The following directories and files are included with WASP. Each directory contains its own README file:

  • CHT - Code for running the Combined Haplotype Test

  • mapping - Mappability filtering pipeline for correcting allelic mapping biases

  • snp2h5 - Contains snp2h5 and fasta2h5: programs for converting common SNP and sequence data formats (IMPUTE, VCF and FASTA) to an efficient binary format, HDF5.

  • examples - Example data files that can be used to try out the Combined Haplotype Test.

  • example_mapping_workflow.sh - A script illustrating how each step of the Mappability Filtering Pipeline can be run.

  • example_cht_workflow.sh - A script illustrating how each step of the Combined Haplotype Test workflow can be run.

Dependencies

WASP is written in C and python and uses an efficient binary file format known as HDF5.

WASP depends on the following:

  • python version 3.x

  • numpy

  • scipy.

  • pysam version 0.8.4 or higher.

  • the HDF5 C library version 1.8 or higher

  • PyTables version 3.x

The easiest way to install HDF5, numpy, scipy and Pytables is to download and install Anaconda. Installing Anaconda is highly recommended. After installing Anaconda, configure [Bioconda] (https://bioconda.github.io/) and do conda install pysam, or download and install pysam directly.

Installation

  1. Download and install Anaconda, (or download and install Numpy, Scipy, HDF5, and Pytables separately).

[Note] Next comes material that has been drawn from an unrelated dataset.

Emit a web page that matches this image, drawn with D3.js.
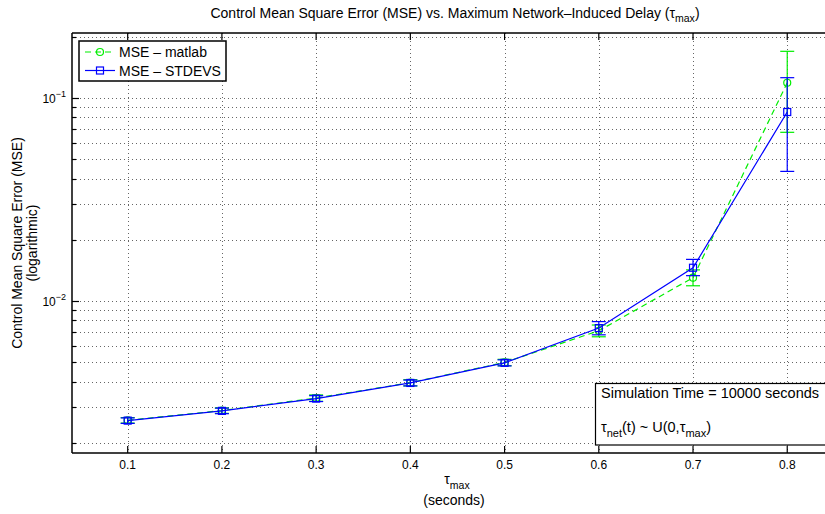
<!DOCTYPE html>
<html>
<head>
<meta charset="utf-8">
<script src="https://cdn.jsdelivr.net/npm/d3@7"></script>
<style>
body { margin: 0; background: #fff; }
text { font-family: "Liberation Sans", Arial, Helvetica, sans-serif; fill: #000; }
</style>
</head>
<body>
<svg id="chart" width="825" height="514"></svg>
<script>
// tau_max values (seconds)
const tau = [0.1, 0.2, 0.3, 0.4, 0.5, 0.6, 0.7, 0.8];
const xTicks = [0.1, 0.2, 0.3, 0.4, 0.5, 0.6, 0.7, 0.8];

// MSE - matlab (green) with error bar limits
const mseMatlab  = [0.00258, 0.00288, 0.00332, 0.00395, 0.00497, 0.00712, 0.0130, 0.1186];
const matlabLow  = [0.00250, 0.00279, 0.00320, 0.00381, 0.00479, 0.00665, 0.01186, 0.0676];
const matlabHigh = [0.00266, 0.00297, 0.00344, 0.00409, 0.00515, 0.00760, 0.01420, 0.1694];

// MSE - STDEVS (blue) with error bar limits
const mseStdevs  = [0.00257, 0.00287, 0.00330, 0.00394, 0.00495, 0.00734, 0.01455, 0.0851];
const stdevsLow  = [0.00249, 0.00278, 0.00319, 0.00381, 0.00478, 0.00680, 0.0133, 0.0434];
const stdevsHigh = [0.00265, 0.00296, 0.00341, 0.00407, 0.00512, 0.00790, 0.0160, 0.1256];

const yDecades = [0.01, 0.1];

let svg = d3.select('#chart');
const pLeft = 72, pRight = 840, pTop = 33, pBottom = 453;

let x = d3.scaleLinear().domain([0.0409, 0.856]).range([pLeft, pRight]);
let y = d3.scaleLog().domain([0.00178, 0.2085]).range([pBottom, pTop]);

// minor log values inside the range
let yMinor = [];
[0.001, 0.01, 0.1].forEach(d => {
	for (let k = 1; k <= 9; k++) {
		let v = d * k;
		if (v >= y.domain()[0] && v <= y.domain()[1]) yMinor.push(v);
	}
});

// grid
let grid = svg.append('g');
grid.selectAll('.vg')
	.data(xTicks)
	.enter()
	.append('line')
	.attr('x1', d => Math.round(x(d)) + 0.5).attr('x2', d => Math.round(x(d)) + 0.5)
	.attr('y1', pTop).attr('y2', pBottom)
	.attr('stroke', '#666').attr('stroke-width', 1)
	.attr('stroke-dasharray', '1,3');
grid.selectAll('.hg')
	.data(yMinor)
	.enter()
	.append('line')
	.attr('x1', pLeft).attr('x2', pRight)
	.attr('y1', d => Math.round(y(d)) + 0.5).attr('y2', d => Math.round(y(d)) + 0.5)
	.attr('stroke', '#666').attr('stroke-width', 1)
	.attr('stroke-dasharray', '1,3');

// axes box
svg.append('line').attr('x1', pLeft).attr('x2', pRight).attr('y1', pBottom).attr('y2', pBottom)
	.attr('stroke', '#000').attr('stroke-width', 1.5);
svg.append('line').attr('x1', pLeft).attr('x2', pRight).attr('y1', pTop).attr('y2', pTop)
	.attr('stroke', '#000').attr('stroke-width', 1.5);
svg.append('line').attr('x1', pLeft).attr('x2', pLeft).attr('y1', pTop).attr('y2', pBottom)
	.attr('stroke', '#000').attr('stroke-width', 1.5);

// x ticks (inward) bottom and top
let ticks = svg.append('g').attr('stroke', '#000').attr('stroke-width', 1.2);
xTicks.forEach(d => {
	ticks.append('line').attr('x1', x(d)).attr('x2', x(d)).attr('y1', pBottom).attr('y2', pBottom - 7);
	ticks.append('line').attr('x1', x(d)).attr('x2', x(d)).attr('y1', pTop).attr('y2', pTop + 7);
});
// y ticks (inward)
yMinor.forEach(d => {
	let major = yDecades.indexOf(d) >= 0;
	ticks.append('line').attr('x1', pLeft).attr('x2', pLeft + (major ? 7 : 4))
		.attr('y1', Math.round(y(d)) + 0.5).attr('y2', Math.round(y(d)) + 0.5);
});

// x tick labels
svg.append('g').selectAll('text')
	.data(xTicks)
	.enter()
	.append('text')
	.attr('x', d => x(d))
	.attr('y', 469)
	.attr('text-anchor', 'middle')
	.attr('font-size', 12)
	.text(d => d3.format('.1f')(d));

// y tick labels 10^-k
yDecades.forEach(d => {
	let t = svg.append('text')
		.attr('x', 66)
		.attr('y', y(d) + 5)
		.attr('text-anchor', 'end')
		.attr('font-size', 12);
	t.append('tspan').text('10');
	t.append('tspan').attr('dy', -6).attr('font-size', 9).text('\u2212' + Math.round(-Math.log10(d)));
});

// titles
let title = svg.append('text').attr('x', 455).attr('y', 18).attr('text-anchor', 'middle').attr('font-size', 14);
title.append('tspan').text('Control Mean Square Error (MSE) vs. Maximum Network\u2013Induced Delay (\u03c4');
title.append('tspan').attr('dy', 4).attr('font-size', 10.5).text('max');
title.append('tspan').attr('dy', -4).text(')');

let xl = svg.append('text').attr('x', 457).attr('y', 484).attr('text-anchor', 'middle').attr('font-size', 14);
xl.append('tspan').text('\u03c4');
xl.append('tspan').attr('dy', 5).attr('font-size', 10.5).text('max');
svg.append('text').attr('x', 454).attr('y', 505).attr('text-anchor', 'middle').attr('font-size', 14)
	.text('(seconds)');

svg.append('text').attr('transform', 'translate(22,243) rotate(-90)').attr('text-anchor', 'middle')
	.attr('font-size', 14).text('Control Mean Square Error (MSE)');
svg.append('text').attr('transform', 'translate(37,243) rotate(-90)').attr('text-anchor', 'middle')
	.attr('font-size', 14).text('(logarithmic)');

// series
const series = [
	{name: 'MSE \u2013 matlab', color: '#00ee00', dash: '6,4', vals: mseMatlab, lo: matlabLow, hi: matlabHigh, marker: 'circle'},
	{name: 'MSE \u2013 STDEVS', color: '#0000ff', dash: null, vals: mseStdevs, lo: stdevsLow, hi: stdevsHigh, marker: 'square'}
];

let line = d3.line().x(d => x(d[0])).y(d => y(d[1]));

series.forEach(s => {
	let g = svg.append('g');
	let pts = tau.map((t, i) => [t, s.vals[i], s.lo[i], s.hi[i]]);
	// error bars
	let eb = g.selectAll('.eb').data(pts).enter().append('g').attr('stroke', s.color).attr('stroke-width', 1.2);
	eb.append('line').attr('x1', d => x(d[0])).attr('x2', d => x(d[0]))
		.attr('y1', d => y(d[2])).attr('y2', d => y(d[3]));
	eb.append('line').attr('x1', d => x(d[0]) - 7).attr('x2', d => x(d[0]) + 7)
		.attr('y1', d => y(d[2])).attr('y2', d => y(d[2]));
	eb.append('line').attr('x1', d => x(d[0]) - 7).attr('x2', d => x(d[0]) + 7)
		.attr('y1', d => y(d[3])).attr('y2', d => y(d[3]));
	// line
	g.append('path').datum(pts)
		.attr('d', line)
		.attr('fill', 'none')
		.attr('stroke', s.color)
		.attr('stroke-width', 1.2)
		.attr('stroke-dasharray', s.dash);
	// markers
	if (s.marker === 'circle') {
		g.selectAll('.m').data(pts).enter().append('circle')
			.attr('cx', d => x(d[0])).attr('cy', d => y(d[1])).attr('r', 3.5)
			.attr('fill', 'none').attr('stroke', s.color).attr('stroke-width', 1.2);
	} else {
		g.selectAll('.m').data(pts).enter().append('rect')
			.attr('x', d => x(d[0]) - 3.5).attr('y', d => y(d[1]) - 3.5)
			.attr('width', 7).attr('height', 7)
			.attr('fill', 'none').attr('stroke', s.color).attr('stroke-width', 1.2);
	}
});

// legend
let lg = svg.append('g');
lg.append('rect').attr('x', 79).attr('y', 41).attr('width', 147).attr('height', 40)
	.attr('fill', '#fff').attr('stroke', '#000').attr('stroke-width', 1.5);
series.forEach((s, i) => {
	let ly = 52 + i * 18.5;
	lg.append('line').attr('x1', 85).attr('x2', 115).attr('y1', ly).attr('y2', ly)
		.attr('stroke', s.color).attr('stroke-width', 1.2).attr('stroke-dasharray', s.dash);
	if (s.marker === 'circle') {
		lg.append('circle').attr('cx', 100).attr('cy', ly).attr('r', 3.5)
			.attr('fill', 'none').attr('stroke', s.color).attr('stroke-width', 1.2);
	} else {
		lg.append('rect').attr('x', 96.5).attr('y', ly - 3.5).attr('width', 7).attr('height', 7)
			.attr('fill', 'none').attr('stroke', s.color).attr('stroke-width', 1.2);
	}
	lg.append('text').attr('x', 119).attr('y', ly + 5).attr('font-size', 14).text(s.name);
});

// annotation box
let an = svg.append('g');
an.append('rect').attr('x', 595.5).attr('y', 383.5).attr('width', 260).attr('height', 61.5)
	.attr('fill', '#fff').attr('stroke', '#000').attr('stroke-width', 1.2);
an.append('text').attr('x', 601).attr('y', 398).attr('font-size', 14.5).text('Simulation Time = 10000 seconds');
let a2 = an.append('text').attr('x', 601).attr('y', 432).attr('font-size', 14.5);
a2.append('tspan').text('\u03c4');
a2.append('tspan').attr('dy', 5).attr('font-size', 11).text('net');
a2.append('tspan').attr('dy', -5).text('(t) ~ U(0,\u03c4');
a2.append('tspan').attr('dy', 5).attr('font-size', 11).text('max');
a2.append('tspan').attr('dy', -5).text(')');
</script>
</body>
</html>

  2. Configure Bioconda and install pysam:

     conda config --add channels r
     conda config --add channels bioconda
     conda install pysam
    

Alternatively, download and install pysam yourself.

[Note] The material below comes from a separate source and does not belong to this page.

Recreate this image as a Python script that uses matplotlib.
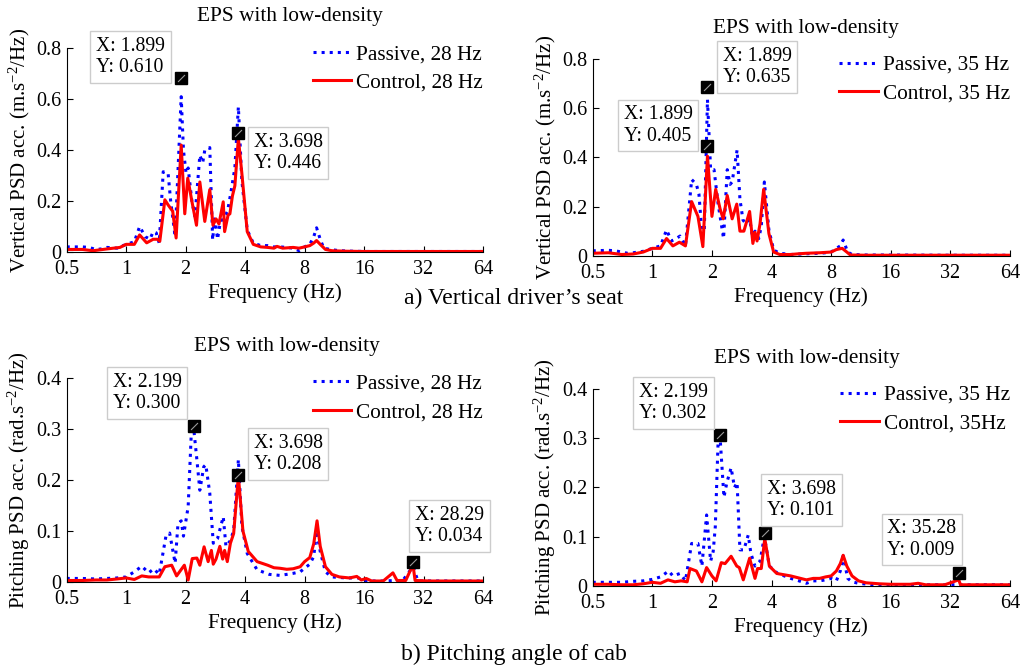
import matplotlib
matplotlib.use("Agg")
import matplotlib.pyplot as plt

plt.rcParams['font.family'] = ['Liberation Serif', 'DejaVu Serif']
plt.rcParams['mathtext.fontset'] = 'custom'
plt.rcParams['mathtext.rm'] = 'Liberation Serif'
plt.rcParams['mathtext.default'] = 'regular'

# ---- data ----
# a) vertical driver's seat, 28 Hz
f_tl_p = [0.5, 0.55, 0.6, 0.65, 0.7, 0.75, 0.8, 0.9, 1.0, 1.1, 1.17, 1.25, 1.32, 1.37, 1.42, 1.47,
          1.54, 1.63, 1.68, 1.77, 1.899, 1.95, 2.01, 2.06, 2.15, 2.23, 2.36, 2.44, 2.5, 2.65, 2.74,
          2.8, 2.84, 2.9, 3.0, 3.1, 3.26, 3.4, 3.55, 3.698, 3.85, 4.1, 4.4, 4.8, 5.2, 5.6, 6.0, 6.5,
          7.0, 7.5, 8.0, 8.5, 8.9, 9.2, 9.6, 10.0, 10.8, 12, 14, 16, 20, 28, 40, 64]
v_tl_p = [0.02, 0.02, 0.02, 0.018, 0.01, 0.012, 0.018, 0.015, 0.03, 0.04, 0.10, 0.06, 0.05, 0.08,
          0.075, 0.035, 0.315, 0.31, 0.20, 0.06, 0.61, 0.40, 0.31, 0.33, 0.20, 0.14, 0.38, 0.35, 0.40,
          0.41, 0.047, 0.13, 0.11, 0.05, 0.12, 0.13, 0.16, 0.24, 0.33, 0.57, 0.28, 0.086, 0.035, 0.025,
          0.025, 0.02, 0.02, 0.018, 0.015, 0.005, 0.02, 0.03, 0.06, 0.095, 0.05, 0.015, 0.01, 0.005,
          0.003, 0.002, 0.002, 0.002, 0.002, 0.002]
f_tl_c = [0.5, 0.6, 0.68, 0.8, 0.93, 1.0, 1.1, 1.17, 1.27, 1.37, 1.44, 1.48, 1.57, 1.63, 1.72, 1.79,
          1.899, 1.98, 2.05, 2.15, 2.27, 2.36, 2.5, 2.65, 2.75, 2.85, 2.95, 3.1, 3.15, 3.28, 3.35, 3.45,
          3.55, 3.698, 3.85, 4.1, 4.4, 4.8, 5.2, 5.6, 5.8, 6.2, 7.0, 7.5, 8.0, 8.5, 8.9, 9.2, 9.6, 10.2,
          11, 13, 16, 32, 64]
v_tl_c = [0.01, 0.01, 0.005, 0.012, 0.018, 0.03, 0.03, 0.067, 0.036, 0.05, 0.05, 0.042, 0.205, 0.185,
          0.16, 0.055, 0.42, 0.15, 0.29, 0.2, 0.105, 0.275, 0.12, 0.245, 0.105, 0.13, 0.11, 0.197, 0.08,
          0.145, 0.15, 0.22, 0.26, 0.446, 0.31, 0.08, 0.03, 0.02, 0.018, 0.015, 0.022, 0.015, 0.018,
          0.015, 0.02, 0.025, 0.035, 0.045, 0.03, 0.01, 0.005, 0.003, 0.002, 0.002, 0.002]

# a) vertical driver's seat, 35 Hz
f_tr_p = [0.5, 0.6, 0.65, 0.7, 0.75, 0.8, 0.9, 1.0, 1.1, 1.18, 1.25, 1.32, 1.38, 1.47, 1.58, 1.67,
          1.72, 1.77, 1.83, 1.899, 1.97, 2.05, 2.15, 2.29, 2.39, 2.47, 2.53, 2.68, 2.77, 2.87, 2.97,
          3.1, 3.2, 3.3, 3.45, 3.55, 3.68, 3.88, 4.1, 4.4, 5, 6, 7, 7.5, 8, 8.5, 8.9, 9.2, 9.7, 10.2,
          12, 16, 32, 64]
v_tr_p = [0.02, 0.022, 0.02, 0.015, 0.01, 0.012, 0.018, 0.03, 0.04, 0.105, 0.06, 0.07, 0.08, 0.04,
          0.31, 0.29, 0.25, 0.12, 0.10, 0.635, 0.35, 0.35, 0.21, 0.07, 0.35, 0.29, 0.30, 0.43, 0.23,
          0.145, 0.13, 0.15, 0.08, 0.10, 0.07, 0.12, 0.30, 0.105, 0.023, 0.01, 0.005, 0.008, 0.01,
          0.012, 0.015, 0.03, 0.04, 0.064, 0.015, 0.005, 0.003, 0.003, 0.002, 0.002]
f_tr_c = [0.5, 0.6, 0.7, 0.8, 0.9, 1.0, 1.1, 1.18, 1.27, 1.37, 1.47, 1.58, 1.7, 1.8, 1.899, 2.0,
          2.09, 2.2, 2.28, 2.39, 2.53, 2.67, 2.77, 2.9, 3.1, 3.22, 3.3, 3.38, 3.5, 3.65, 3.88, 4.1,
          4.4, 5, 5.5, 6, 7, 8, 8.5, 9.1, 9.6, 10, 12, 16, 64]
v_tr_c = [0.01, 0.012, 0.005, 0.007, 0.015, 0.03, 0.03, 0.07, 0.04, 0.055, 0.04, 0.22, 0.16, 0.037,
          0.405, 0.16, 0.27, 0.19, 0.15, 0.245, 0.15, 0.21, 0.1, 0.1, 0.18, 0.05, 0.095, 0.06, 0.13,
          0.27, 0.09, 0.015, 0.005, 0.005, 0.008, 0.01, 0.012, 0.015, 0.025, 0.03, 0.015, 0.003,
          0.002, 0.002, 0.002]

# b) pitching angle of cab, 28 Hz
f_bl_p = [0.5, 0.6, 0.7, 0.8, 0.9, 1.0, 1.1, 1.2, 1.3, 1.38, 1.47, 1.59, 1.66, 1.77, 1.83, 1.9, 1.95,
          2.06, 2.14, 2.199, 2.28, 2.36, 2.47, 2.53, 2.65, 2.76, 2.9, 3.1, 3.2, 3.35, 3.5, 3.698, 3.85,
          4.1, 4.6, 5.3, 6.0, 6.5, 7.0, 7.6, 8.0, 8.5, 8.9, 9.2, 9.6, 10.2, 11, 13, 15, 16, 20, 23,
          25, 28.29, 30, 40, 64]
v_bl_p = [0.007, 0.007, 0.006, 0.007, 0.008, 0.01, 0.02, 0.031, 0.018, 0.026, 0.015, 0.09, 0.096,
          0.037, 0.115, 0.12, 0.09, 0.148, 0.298, 0.30, 0.24, 0.18, 0.226, 0.23, 0.174, 0.076, 0.085,
          0.128, 0.07, 0.08, 0.1, 0.24, 0.11, 0.056, 0.024, 0.015, 0.013, 0.015, 0.017, 0.02, 0.027,
          0.035, 0.05, 0.10, 0.06, 0.02, 0.01, 0.008, 0.008, 0.002, 0.002, 0.003, 0.002, 0.03, 0.002,
          0.002, 0.002]
f_bl_c = [0.5, 0.6, 0.7, 0.8, 0.9, 1.0, 1.1, 1.2, 1.3, 1.4, 1.47, 1.57, 1.7, 1.8, 1.97, 2.06, 2.16,
          2.28, 2.36, 2.48, 2.6, 2.7, 2.76, 2.85, 2.98, 3.08, 3.15, 3.25, 3.37, 3.5, 3.698, 3.9, 4.15,
          4.6, 5.2, 5.6, 6.0, 6.5, 7.0, 7.6, 8.0, 8.5, 8.9, 9.25, 9.6, 10.2, 11, 12, 13.5, 14.7, 15.5,
          16.4, 17.5, 20, 22.4, 23.5, 26, 28.29, 29, 35, 64]
v_bl_c = [0.003, 0.003, 0.004, 0.004, 0.006, 0.008, 0.005, 0.012, 0.01, 0.01, 0.01, 0.03, 0.033,
          0.012, 0.033, 0.004, 0.046, 0.047, 0.033, 0.069, 0.04, 0.062, 0.035, 0.045, 0.07, 0.045,
          0.062, 0.04, 0.076, 0.095, 0.208, 0.1, 0.06, 0.04, 0.033, 0.028, 0.027, 0.025, 0.026, 0.03,
          0.04, 0.048, 0.075, 0.12, 0.07, 0.03, 0.015, 0.01, 0.008, 0.011, 0.004, 0.007, 0.002, 0.002,
          0.018, 0.003, 0.003, 0.034, 0.003, 0.002, 0.002]

# b) pitching angle of cab, 35 Hz
f_br_p = [0.5, 0.6, 0.7, 0.8, 0.9, 1.0, 1.1, 1.21, 1.27, 1.38, 1.47, 1.58, 1.7, 1.78, 1.88, 1.97,
          2.03, 2.08, 2.15, 2.199, 2.3, 2.38, 2.5, 2.6, 2.68, 2.77, 2.9, 3.05, 3.15, 3.3, 3.5, 3.68,
          3.9, 4.3, 5.0, 5.5, 6.0, 6.5, 7.0, 7.5, 8.0, 8.5, 8.9, 9.2, 9.7, 10.2, 11, 13, 64]
v_br_p = [0.007, 0.007, 0.007, 0.009, 0.01, 0.013, 0.018, 0.03, 0.02, 0.025, 0.01, 0.086, 0.086,
          0.04, 0.144, 0.05, 0.07, 0.12, 0.296, 0.302, 0.18, 0.21, 0.24, 0.2, 0.21, 0.073, 0.073,
          0.103, 0.065, 0.04, 0.05, 0.1, 0.04, 0.025, 0.015, 0.01, 0.005, 0.01, 0.01, 0.012, 0.015,
          0.01, 0.03, 0.061, 0.015, 0.008, 0.005, 0.002, 0.002]
f_br_c = [0.5, 0.6, 0.7, 0.8, 0.9, 1.0, 1.1, 1.2, 1.3, 1.4, 1.5, 1.55, 1.67, 1.78, 1.88, 2.0, 2.1,
          2.23, 2.33, 2.5, 2.67, 2.75, 2.88, 3.1, 3.3, 3.4, 3.55, 3.698, 3.9, 4.25, 5.0, 6.0, 6.5, 7.0,
          7.5, 8.0, 8.5, 8.9, 9.2, 9.6, 10.2, 11, 12, 14, 16, 20, 22, 24, 30, 35.28, 36, 64]
v_br_c = [0.003, 0.003, 0.002, 0.002, 0.004, 0.007, 0.005, 0.012, 0.008, 0.01, 0.008, 0.035, 0.03,
          0.008, 0.037, 0.02, 0.01, 0.047, 0.045, 0.06, 0.04, 0.037, 0.012, 0.056, 0.015, 0.035,
          0.035, 0.096, 0.04, 0.025, 0.02, 0.012, 0.015, 0.015, 0.018, 0.02, 0.03, 0.045, 0.062, 0.04,
          0.02, 0.01, 0.006, 0.004, 0.003, 0.003, 0.005, 0.002, 0.002, 0.012, 0.002, 0.002]

# data tips: x, reported y, drawn marker height
tips_tl = [(1.899, 0.610, 0.682), (3.698, 0.446, 0.469)]
tips_tr = [(1.899, 0.635, 0.685), (1.899, 0.405, 0.447)]
tips_bl = [(2.199, 0.300, 0.305), (3.698, 0.208, 0.210), (28.29, 0.034, 0.040)]
tips_br = [(2.199, 0.302, 0.306), (3.698, 0.101, 0.1065), (35.28, 0.009, 0.025)]

x_ticks = [0.5, 1, 2, 4, 8, 16, 32, 64]
x_ticklabels = ["0.5", "1", "2", "4", "8", "16", "32", "64"]
y_ticks_vert = [0, 0.2, 0.4, 0.6, 0.8]
y_ticklabels_vert = ["0", "0.2", "0.4", "0.6", "0.8"]
y_ticks_pitch = [0, 0.1, 0.2, 0.3, 0.4]
y_ticklabels_pitch = ["0", "0.1", "0.2", "0.3", "0.4"]

W, H = 1029, 667
fig = plt.figure(figsize=(W / 100, H / 100), dpi=100)


def px(x, y):
    return x / W, 1 - y / H


def panel(rect, fp, vp, fc, vc, yt, ytl, ylabel, title_xy, labels, tips, boxes):
    ax = fig.add_axes(rect)
    ax.plot(fp, vp, color='#0000ff', ls=':', lw=2.2, label=labels[0])
    ax.plot(fc, vc, color='#ff0000', ls='-', lw=2.2, label=labels[1])
    ax.set_xscale('log', base=2)
    ax.set_xlim(0.5, 64)
    ax.set_ylim(yt[0], yt[-1])
    ax.set_xticks(x_ticks)
    ax.set_xticklabels(x_ticklabels)
    ax.minorticks_off()
    ax.set_yticks(yt)
    ax.set_yticklabels(ytl)
    ax.tick_params(direction='in', length=4, width=0.8, labelsize=14.5, pad=4)
    ax.tick_params(axis='x', pad=6)
    ax.spines['top'].set_visible(False)
    ax.spines['right'].set_visible(False)
    ax.set_xlabel('Frequency (Hz)', fontsize=15.3, labelpad=3)
    ax.set_ylabel(ylabel, fontsize=15, labelpad=3)
    ax.legend(loc='upper right', bbox_to_anchor=(1.0, 1.02), frameon=False, fontsize=15.3,
              handlelength=1.8, handletextpad=0.25, labelspacing=0.4, borderaxespad=0,
              borderpad=0)
    fig.text(*px(*title_xy), 'EPS with low-density', fontsize=15.3, ha='center', va='center')
    for (tx, ty, my), (bx, by) in zip(tips, boxes):
        ax.plot([tx], [my], marker='s', ms=8, color='black', ls='none', clip_on=False, zorder=5)
        ax.plot([tx], [my], marker=[(-1, -1), (1, 1)], ms=5, mec='#9a9a9a', mew=0.8,
                ls='none', clip_on=False, zorder=6)
        fig.text(*px(bx, by), 'X: %s\nY: %.3f' % (('%.3f' % tx) if tx < 10 else ('%.2f' % tx), ty),
                 fontsize=14.2, ha='center', va='center', multialignment='left', linespacing=1.15,
                 bbox=dict(boxstyle='square,pad=0.3', fc='white', ec='#cccccc', lw=1))
    return ax


panel([0.0648, 0.6222, 0.4046, 0.3054], f_tl_p, v_tl_p, f_tl_c, v_tl_c,
      y_ticks_vert, y_ticklabels_vert, 'Vertical PSD acc. (m.s$^{-2}$/Hz)', (290, 17),
      ['Passive, 28 Hz', 'Control, 28 Hz'], tips_tl, [(130.5, 57), (288, 153)])
panel([0.5760, 0.6166, 0.4055, 0.2949], f_tr_p, v_tr_p, f_tr_c, v_tr_c,
      y_ticks_vert, y_ticklabels_vert, 'Vertical PSD acc. (m.s$^{-2}$/Hz)', (806, 28),
      ['Passive, 35 Hz', 'Control, 35 Hz'], tips_tr, [(757, 67), (658, 125.5)])
panel([0.0648, 0.1274, 0.4046, 0.3058], f_bl_p, v_bl_p, f_bl_c, v_bl_c,
      y_ticks_pitch, y_ticklabels_pitch, 'Pitching PSD acc. (rad.s$^{-2}$/Hz)', (287, 346),
      ['Passive, 28 Hz', 'Control, 28 Hz'], tips_bl, [(147, 393), (288, 454), (449.5, 526)])
panel([0.5760, 0.1218, 0.4055, 0.2949], f_br_p, v_br_p, f_br_c, v_br_c,
      y_ticks_pitch, y_ticklabels_pitch, 'Pitching PSD acc. (rad.s$^{-2}$/Hz)', (807, 358),
      ['Passive, 35 Hz', 'Control, 35Hz'], tips_br, [(673.5, 403), (801.5, 500), (922, 539.5)])

fig.text(*px(514, 298), 'a) Vertical driver\u2019s seat', fontsize=17, ha='center', va='center')
fig.text(*px(514, 654), 'b) Pitching angle of cab', fontsize=17, ha='center', va='center')

fig.savefig('out.png', dpi=100)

  1. Make sure that the HDF5 library is in your library path. For example on Linux or OSX you can add the following to your .bashrc or .profile (replace $CONDA_PREFIX with your Anaconda installation directory if CONDA_PREFIX is not defined):

     export LD_LIBRARY_PATH=$CONDA_PREFIX/lib:$LD_LIBRARY_PATH
    
  2. Clone or download the WASP repository from github:

     # clone the WASP repository
     git clone https://github.com/bmvdgeijn/WASP.git
    
     # Alternatively download the respository instead:
     wget https://github.com/bmvdgeijn/WASP/archive/master.zip
    
  3. Compile snp2h5 (optional: only needs to be done if you plan to use snp2h5 or fasta2h5). First modify the snp2h5/Makefile to point to the Anaconda (or HDF5) installation directory. For example open snp2h5/Makefile with a text editor and modify the HDF_INSTALL variable to point to your Anaconda installation directory:

     HDF_INSTALL = $(CONDA_PREFIX)
    

    Now compile snp2h5 using make:

     cd WASP/snp2h5
     make